Maladministration by Centrelink or Child Support
If Centrelink subsequently becomes aware that an individual was entitled to maintenance from an earlier date but had not applied at the time and an exemption (e.g. fear of violence) was not appropriate, an FTB Part A debt may arise due to the individual not taking reasonable maintenance action. However, in situations where an individual did not take maintenance action (even though they were entitled to do so) because of maladministration by Centrelink or Child Support (e.g. Centrelink/Child Support provided incorrect information which caused the individual to not apply for maintenance for an earlier period) the individual's failure to take action could be considered 'reasonable' in the circumstances. Centrelink should consider each case individually and decide whether the individual's inaction was reasonable in the circumstances. If Centrelink decides that the individual's inaction was reasonable:
- the individual should be assessed as meeting the maintenance action test for the earlier period, and
- from the time the maladministration is corrected, there would be a grace period of at least 14 days and no more than 28 days, to take reasonable maintenance action before FTB Part A for the child is reduced to base child rate.
Application for exemption
If an individual receiving FTB by instalments applies for an exemption from the requirement to take reasonable action, they are taken to satisfy the maintenance action test until a decision is made.

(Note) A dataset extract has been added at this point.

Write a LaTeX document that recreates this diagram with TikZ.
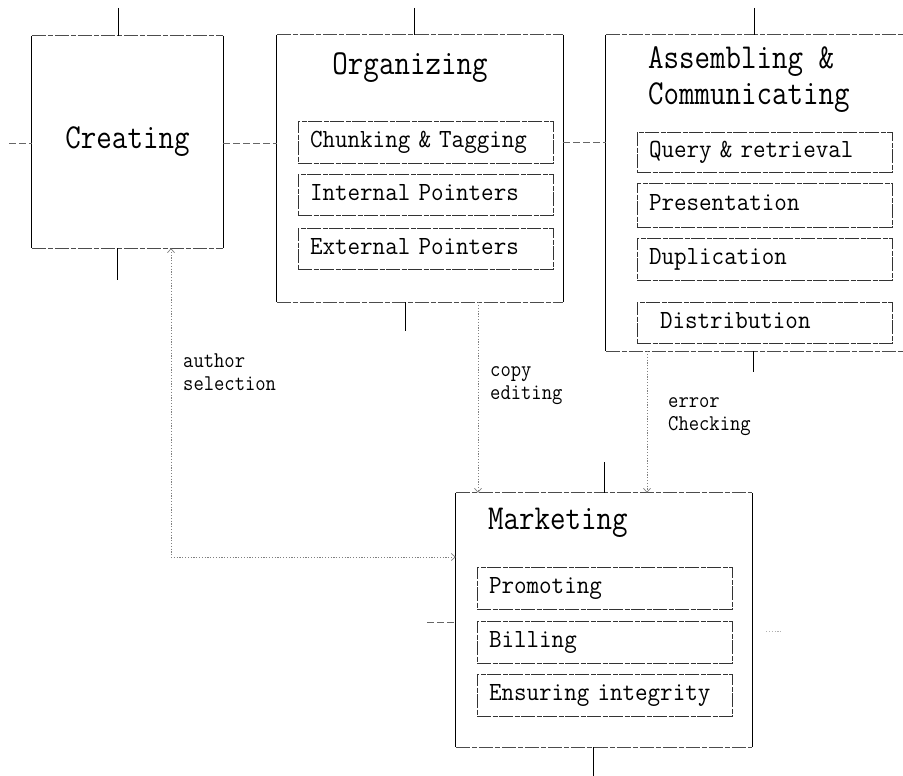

If the request for an exemption is refused and the 13 week grace period has ended, the individual has 14 days from the date they are advised of the decision to take reasonable maintenance action.
If the individual fails to attend an interview relating to the request for exemption, their rate of FTB Part A must be reduced to the base rate (1.1.B.10) from the end of the 13 week grace period.
Where an individual who claims FTB for a past period requests an exemption from the requirement to take maintenance action, an exemption may be granted and backdated depending on the circumstances in each case.